Logstash output differs in different runs


(sahere rahimi) #1

hi all,
I am using jdbc plugin to load data from database, my logstash config file is as following:

input {
jdbc {
    jdbc_driver_library => "sqljdbc42.jar"
    jdbc_driver_class => "com.microsoft.sqlserver.jdbc.SQLServerDriver"
    jdbc_connection_string => "jdbc:sqlserver://localhost:3333;databaseName=Total"
    jdbc_user => "****"
    jdbc_password => "****"
	schedule => "38 11-23/1 * * *"
	connection_retry_attempts => "15"
	connection_retry_attempts_wait_time => "60"
	last_run_metadata_path => "E:\logstashlog\.my_last_run"
    statement => "
	DECLARE @DDate1  CHAR(10)
   select @DDate1=REPLACE(MAX(FDate),'/','') from Total.dbo.Total_Control
   select [BaseDate_Accept_Setel]
      ,[Financial_Date]
      ,[Cycle_No] from dbo.vw_Total where (BaseDate_Accept_Setel <= @DDate1) and (BaseDate_Accept_Setel > :sql_last_value) 
	"
use_column_value => "true"
tracking_column => "basedate_accept_setel"
}

}
filter {
mutate {
  add_field => {
   "basedate" => "%{basedate_accept_setel}"
   
  }
  convert => {
  "basedate" => "string"
  }
}
ruby {
            code => "
            event.set('Myear', event.get('basedate')[0..3])
            event.set('Mmonth', event.get('basedate')[4..5])
            event.set('Mday', event.get('basedate')[6..7])
            "
    }
	ruby {
	        code => "
			event.set('disp_CmdCycleNo',nil)
			"
	}
	mutate {
	add_field => {
		"P_date" => "%{Myear}/%{Mmonth}/%{Mday}"
	}
	}
	
jdbc_streaming {
    jdbc_driver_library => "sqljdbc42.jar"
    jdbc_driver_class => "com.microsoft.sqlserver.jdbc.SQLServerDriver"
    jdbc_connection_string => "jdbc:sqlserver://localhost:3333;databaseName=Total"
    jdbc_user => "****"
    jdbc_password => "****"
    parameters => {"mine" => "P_date"}
    statement => "
	DECLARE @ddate2  CHAR(10)
	set @ddate2=:mine
SELECT Total.dbo.s2md(@ddate2) as gdate"
target => "gdate"
}
mutate { replace => { "gdate" => "%{[gdate][0][gdate]}" } }
    mutate { gsub => [ "gdate", "/", "-" ] }
	mutate { gsub => [ "P_date", "/", "-" ] }
elasticsearch {
hosts => ["localhost:9200"]
index => "disp_%{P_date}"
query_template => "matching-request.json"
fields => {
		 "CmdCycleNo" => "disp_CmdCycleNo"
		
}
}
}

output {
  elasticsearch { 
    hosts => ["http://localhost:9200"]
    index => "total_disp_%{P_date}"
 }
  stdout { codec => rubydebug }
}

notably, last amount in ".my_last_run" is "20190313". when I start logstash, two amounts of "BaseDate_Accept_Setel" satisfy the condition of statement which these amounts are "20190314" and "20190315".
when i checked kibana console, both indices are created as "total_disp_20190314" and "total_disp_20190315" and when i search in logstash log there is no error. but, when i analyzed these indices in kibana console and checked the number of records, everything for "total_disp_20190314" is ok but the records of "20190315" is less than expected ones. after that i count the number of json records for "20190315" in logstash log which is correct. what is the problem ? why does kibana show the number of index records wrongly?

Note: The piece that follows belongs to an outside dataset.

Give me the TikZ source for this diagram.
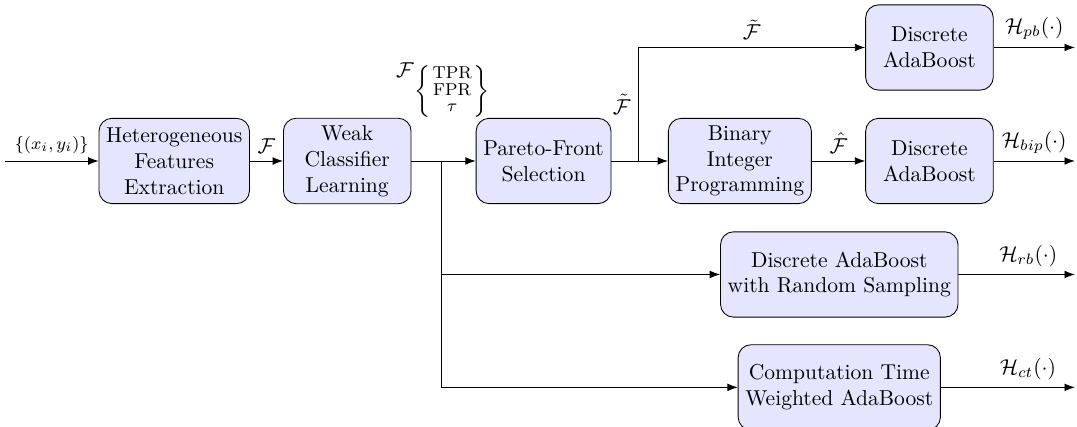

in addition, in the management part i checked the fields of two indices which there are some differences as following:

for "total_disp_20190314" there is 103 fields and for "total_disp_20190315" there are 106 fields and extra fields in "total_disp_20190315" are : "tags", "tags.keyword", and "gdate.keyword", notably there is no "tags", "tags.keyword" and "gdate.keyword" in "total_disp_20190314" and there is "gdate" field in "total_disp_20190314" same as "total_disp_20190315". in addition, in the ".my_last_run" file, it is expected to see "--- 20190315" but there is "--- 20190314" . could you please advise me about this? thanks.

Also, when i creating index pattern in kibana, in the case of "total_disp_20190314" in the "Time Filter field name" the field "gdate" exists and can be selected but in the case of "total_disp_20190315" the filed "gdate" doesn't exist


#2
input {

     jdbc
        {
         jdbc_driver_library => "sqljdbc42.jar"
         jdbc_driver_class => "com.microsoft.sqlserver.jdbc.SQLServerDriver"
         jdbc_connection_string => "jdbc:sqlserver://25.36.859.333:2588;instanceName=fggrttt;databasename=bbbb"
         jdbc_user => ""
         jdbc_password => ""
         #Every day of the month, at 10:00AM,6:00PM AND 02:00AM 
         schedule => "0 6,14,22 * * *"
  
         statement => "SELECT [field1],[field2]FROM [TABLE] where date > :sql_last_value"
         use_column_value => true
         tracking_column => date
         tracking_column_type => "timestamp"
         clean_run => false
         last_run_metadata_path => "/path_to/.logstash_jdbc_last_run"
        }
}

I'm not sure I understood your need. But me with this configuration, at each execution, I load data whose date is greater than sql_last_value.
sql_last_value being the last loading date, stored in the .logstash_jdbc_last_run file


(sahere rahimi) #3

many thanks for your reply. the issue had been solved